HILO — On Dec. 3, Mitch Roth will becoming Hawaii County’s first new elected prosecutor in a generation, having won a General Election nail-biter over county Corporation Counsel Lincoln Ashida.
HILO — On Dec. 3, Mitch Roth will becoming Hawaii County’s first new elected prosecutor in a generation, having won a General Election nail-biter over county Corporation Counsel Lincoln Ashida.
The 48-year-old Roth takes over from Charlene Iboshi, who is retiring at the end of the month. Iboshi, a longtime first deputy, took over the office when former Jay Kimura, who served as elected prosecutor for almost two decades, retired in April 2011. Roth has been a deputy prosecutor for 19 years, five in Honolulu and 14 on the Big Island.

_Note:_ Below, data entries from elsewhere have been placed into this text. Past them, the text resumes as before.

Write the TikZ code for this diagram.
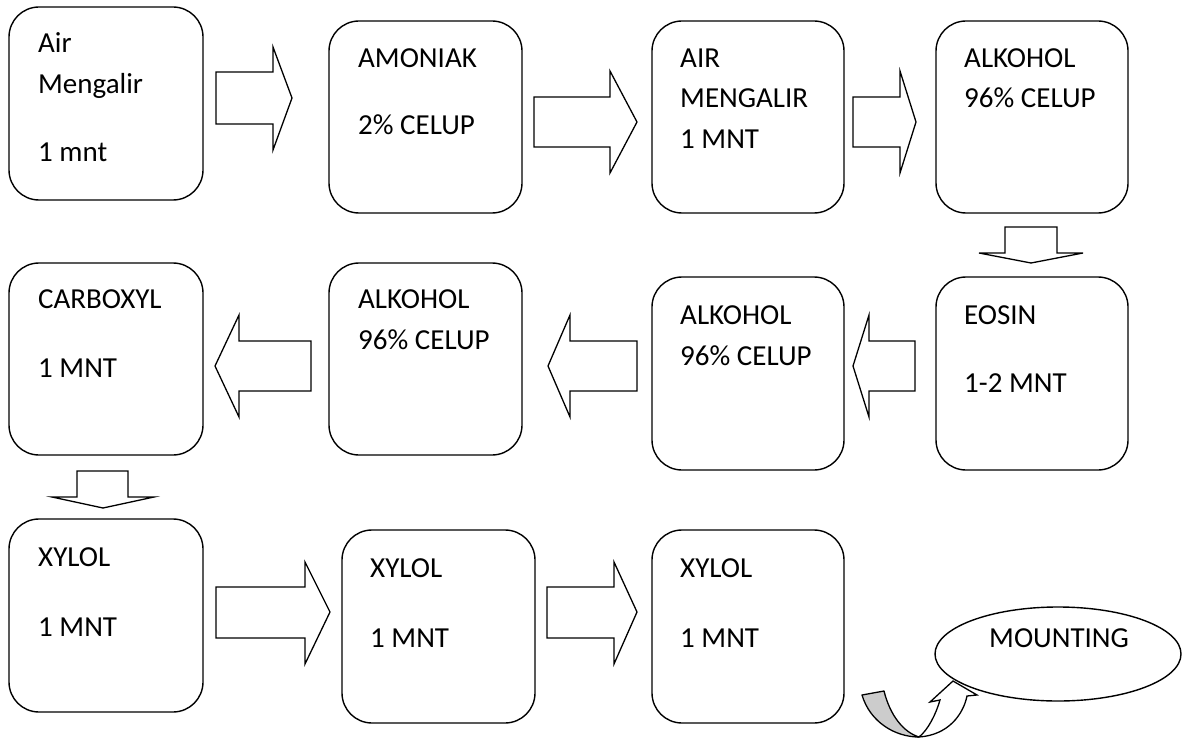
\documentclass[tikz,border=0pt]{standalone}
\usepackage{fontspec}
\setmainfont{Carlito}
\usetikzlibrary{shapes.geometric,calc}
\begin{document}
\begin{tikzpicture}[x=1pt,y=-1pt,
  stepbox/.style={draw,line width=1.4pt,rounded corners=30pt,anchor=north west,inner sep=0pt,outer sep=0pt},
  txt/.style={anchor=base west,inner sep=0pt,font=\fontsize{29}{35}\selectfont},
  blk/.style={draw,line width=1.3pt,fill=white,line join=miter},
  ovalbox/.style={draw,ellipse,line width=1.4pt,inner sep=0pt,minimum width=246pt,minimum height=94pt}]
\useasboundingbox (0,0) rectangle (1185,738);
% boxes
\node[stepbox,minimum width=194pt,minimum height=193pt] (b1) at (9,7) {};
\node[stepbox,minimum width=193pt,minimum height=192pt] (b2) at (329,21) {};
\node[stepbox,minimum width=192pt,minimum height=192pt] (b3) at (652,21) {};
\node[stepbox,minimum width=192pt,minimum height=192pt] (b4) at (936,21) {};
\node[stepbox,minimum width=192pt,minimum height=193pt] (b5) at (936,277) {};
\node[stepbox,minimum width=192pt,minimum height=193pt] (b6) at (652,277) {};
\node[stepbox,minimum width=193pt,minimum height=192pt] (b7) at (329,263) {};
\node[stepbox,minimum width=194pt,minimum height=192pt] (b8) at (9,263) {};
\node[stepbox,minimum width=194pt,minimum height=193pt] (b9) at (9,519) {};
\node[stepbox,minimum width=193pt,minimum height=193pt] (b10) at (342,530) {};
\node[stepbox,minimum width=192pt,minimum height=193pt] (b11) at (652,530) {};
\node[ovalbox] (ell) at (1058,654) {};
% texts
\node[txt] (t1a) at (38,53) {Air};
\node[txt] (t1b) at (38,94) {Mengalir};
\node[txt] (t1c) at (38,162) {1 mnt};
\node[txt] (t2a) at (358,68) {AMONIAK};
\node[txt] (t2b) at (358,135) {2\% CELUP};
\node[txt] (t3a) at (680,68) {AIR};
\node[txt] (t3b) at (680,108) {MENGALIR};
\node[txt] (t3c) at (680,149) {1 MNT};
\node[txt] (t4a) at (964,68) {ALKOHOL};
\node[txt] (t4b) at (964,108) {96\% CELUP};
\node[txt] (t5a) at (964,324) {EOSIN};
\node[txt] (t5b) at (964,392) {1-2 MNT};
\node[txt] (t6a) at (680,324) {ALKOHOL};
\node[txt] (t6b) at (680,365) {96\% CELUP};
\node[txt] (t7a) at (358,308) {ALKOHOL};
\node[txt] (t7b) at (358,349) {96\% CELUP};
\node[txt] (t8a) at (38,308) {CARBOXYL};
\node[txt] (t8b) at (38,377) {1 MNT};
\node[txt] (t9a) at (38,566) {XYLOL};
\node[txt] (t9b) at (38,636) {1 MNT};
\node[txt] (t10a) at (370,577) {XYLOL};
\node[txt] (t10b) at (370,647) {1 MNT};
\node[txt] (t11a) at (680,577) {XYLOL};
\node[txt] (t11b) at (680,647) {1 MNT};
\node[txt] (tm) at (989,647) {MOUNTING};
% right block arrows
\draw[blk] (216,72) -- (273,72) -- (273,47) -- (292,98) -- (273,150) -- (273,124) -- (216,124) -- cycle;
\draw[blk] (534,97) -- (610,97) -- (610,71) -- (637,122) -- (610,173) -- (610,147) -- (534,147) -- cycle;
\draw[blk] (853,97) -- (900,97) -- (900,71) -- (916,122) -- (900,173) -- (900,147) -- (853,147) -- cycle;
% left block arrows
\draw[blk] (311,341) -- (239,341) -- (239,315) -- (215,366) -- (239,417) -- (239,391) -- (311,391) -- cycle;
\draw[blk] (637,341) -- (570,341) -- (570,315) -- (548,366) -- (570,417) -- (570,391) -- (637,391) -- cycle;
\draw[blk] (915,341) -- (869,341) -- (869,315) -- (853,366) -- (869,417) -- (869,391) -- (915,391) -- cycle;
% row 3 right arrows
\draw[blk] (216,587) -- (305,587) -- (305,562) -- (330,612) -- (305,664) -- (305,638) -- (216,638) -- cycle;
\draw[blk] (547,587) -- (614,587) -- (614,562) -- (637,612) -- (614,664) -- (614,638) -- (547,638) -- cycle;
% down arrows
\draw[blk] (1005,227) -- (1057,227) -- (1057,253) -- (1083,253) -- (1031,263) -- (979,253) -- (1005,253) -- cycle;
\draw[blk] (77,471) -- (128,471) -- (128,497) -- (154,497) -- (103,508) -- (52,497) -- (77,497) -- cycle;
% curved arrow
\filldraw[fill=black!20,draw=black,line width=1.3pt,line join=round] (862,695) -- (884,691) .. controls (890,715) and (903,732) .. (919,737) .. controls (895,737) and (870,722) .. cycle;
\draw[blk] (919,737) .. controls (928,730) and (936,714) .. (940,700) -- (930,702) -- (953,681) -- (977,695) -- (967,696) .. controls (963,715) and (948,735) .. (919,737) -- cycle;
\end{tikzpicture}
\end{document}
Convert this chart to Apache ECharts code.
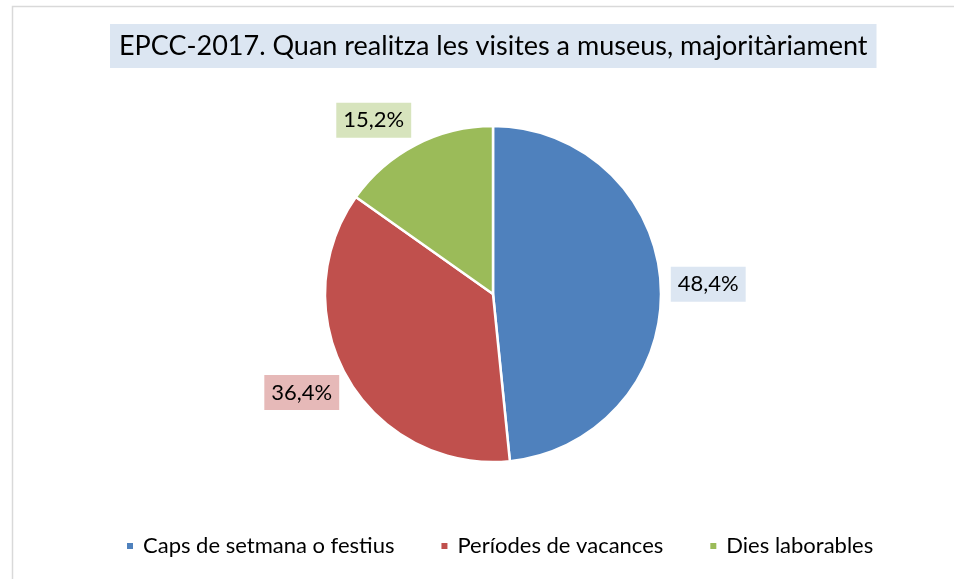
<!DOCTYPE html>
<html>
<head>
<meta charset="utf-8">
<script src="https://cdn.jsdelivr.net/npm/echarts@6/dist/echarts.min.js"></script>
<style>
  html, body { margin: 0; padding: 0; background: #ffffff; }
  #chart { width: 954px; height: 579px; }
</style>
</head>
<body>
<div id="chart"></div>
<script>
// EPCC-2017: when museum visits mostly happen (share of respondents, %)
const titleText = 'EPCC-2017. Quan realitza les visites a museus, majoritàriament';
const categories = ['Caps de setmana o festius', 'Períodes de vacances', 'Dies laborables'];
const shares = [48.4, 36.4, 15.2];
const sliceColors = ['#4F81BD', '#C0504D', '#9BBB59'];
const labelFills = ['#DCE6F2', '#E6B9B8', '#D7E4BD'];

const FONT = 'Lato, "Open Sans", sans-serif';
const CX = 493, CY = 294, R = 168;
const LABEL_GAP = 10;

const total = shares.reduce((a, b) => a + b, 0);
// mid-angle of every slice, measured clockwise from 12 o'clock
const midAngles = [];
let acc = 0;
shares.forEach(v => {
  midAngles.push(2 * Math.PI * (acc + v / 2) / total);
  acc += v;
});

const fmtPct = v => v.toFixed(1).replace('.', ',') + '%';

const chart = echarts.init(document.getElementById('chart'), null, { renderer: 'canvas' });

chart.setOption({
  backgroundColor: '#ffffff',
  animation: false,
  graphic: [{
    type: 'rect',
    shape: { x: 12.5, y: 6.5, width: 1000, height: 700 },
    style: { fill: 'none', stroke: '#d9d9d9', lineWidth: 1.5 },
    silent: true,
    z: -1
  }],
  title: {
    text: titleText,
    left: 110,
    top: 24,
    padding: [9, 9, 8, 9],
    backgroundColor: '#DCE6F2',
    textStyle: { fontFamily: FONT, fontSize: 27, fontWeight: 'normal', color: '#000000' }
  },
  legend: {
    bottom: 17,
    left: 120,
    icon: 'rect',
    itemWidth: 8,
    itemHeight: 8,
    itemGap: 45,
    textStyle: { fontFamily: FONT, fontSize: 22, color: '#000000', padding: [0, 0, 0, 4] },
    data: categories
  },
  series: [{
    type: 'pie',
    center: [CX, CY],
    radius: R,
    startAngle: 90,
    clockwise: true,
    avoidLabelOverlap: false,
    itemStyle: { borderColor: '#ffffff', borderWidth: 2.5 },
    label: {
      show: true,
      position: 'outside',
      fontFamily: FONT,
      fontSize: 22,
      color: '#000000',
      padding: [7, 7, 6, 7],
      formatter: p => fmtPct(p.value)
    },
    labelLine: { show: false },
    labelLayout: params => {
      const a = midAngles[params.dataIndex];
      const dx = Math.sin(a), dy = -Math.cos(a);
      const ax = CX + (R + LABEL_GAP) * dx;
      const ay = CY + (R + LABEL_GAP) * dy;
      const h = params.labelRect.height;
      return {
        x: ax,
        y: ay + dy * h / 2,
        align: dx >= 0 ? 'left' : 'right',
        verticalAlign: 'middle'
      };
    },
    emphasis: { disabled: true },
    data: categories.map((name, i) => ({
      name,
      value: shares[i],
      itemStyle: { color: sliceColors[i] },
      label: { backgroundColor: labelFills[i] }
    }))
  }]
});
</script>
</body>
</html>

“I’ve worked in Honolulu, and I’ve worked here as a prosecutor, and I’ll say this: Our worst day here was better than the best days in Honolulu,” Roth said Tuesday. “We have a great family of people. I love the people in this office.”
He also praised Iboshi for her skill as a prosecutor, a grant writer and “a mother figure” to many who work for her.
“What I know about Charlene is that she has a heart of gold,” Roth said. “I may not always agree with her, but I know that she’s always had my best interest and the interest of those who work in the office and the office itself in mind.”
Roth will assume control of an office where numerous employees, including deputies, worked and campaigned for Ashida, while others supported his election bid. He said political patronage isn’t an issue, and he won’t ask for courtesy letters of resignation — a standard practice after elections in some offices. He did, however, say he asked employees to submit letters stating why they’d like to continue working there.
“One of the things I’ve asked the deputies to do is to give me a statement about their philosophy of what their job is,” he said. “I didn’t tell them my philosophy. My philosophy is that we’re doing God’s work to ensure justice. … I want us to do the best job we can, so the people of our community are safe and healthy.”
Roth said he wants a healthy work environment.
“In the criminal justice system, it’s really easy to be cynical,” he said. “A lot of times, we go into court hoping to get big sentences, and we sometimes find out that the judge has a different view than we do. … And it’s real easy to get cynical, because you want more, but the system can’t handle more, oftentimes.”
Roth helped procure a Weed and Seed grant widely credited for cleaning up Pahoa. He’s the first prosecutor to use the state’s nuisance abatement law to close down drug houses and was granted an injunction to keep one individual reputed to be a drug dealer out of Pahoa. He was on the task force that drafted the state’s ignition interlock law for drunken driving cases, and helped to pass the county ordinance known as “Aliyah’s Law” — named after Aliyah Braden, a 17-month-old Kona girl killed by a drunken driver. That law allows police to have the vehicles of drunken drivers and those driving illegally to be towed and impounded.
One of Roth’s campaign pledges was to look at unsolved murders, which have no statute of limitations, “with fresh eyes.”
Paul Dolan, a third candidate, received about 17 percent of the vote in the primary, largely on his promise not to prosecute misdemeanor marijuana possession cases. Roth made no such promise, but said it doesn’t make sense to make stand-alone misdemeanor pot possession cases a priority.
“I’d put a guesstimate that about 90 percent of those cases are hooked up with methamphetamine cases,” Roth said. “Almost every single methamphetamine case is gonna have marijuana. … Someone explained this to me, from the Dolan camp, and it made so much sense. Meth takes you up and marijuana mellows you out. And that’s why there are so many of these cases.”
Roth said there is “absolutely a correlation” between methamphetamine use and property crimes.
“You think about people who have a $150 to $300 a day methamphetamine habit. Where are they gonna get the money?,” he asked. “People are breaking into houses to feed their addiction. That’s why we’re going after drug houses to shut them down.”
Roth praised the HOPE Probation program, which requires high-risk probationers to check in daily and submit to frequent drug tests and Puuhonua, which uses Hawaiian cultural philosophies such as hooponopono, or restorative mediation, as alternatives to prison.
“If your only solution is a hammer, all your problems are nails,” he said. “And if your only solution is a jail cell and you don’t have enough jail cells, what do you do? Rather than complain about it, let’s find solutions.”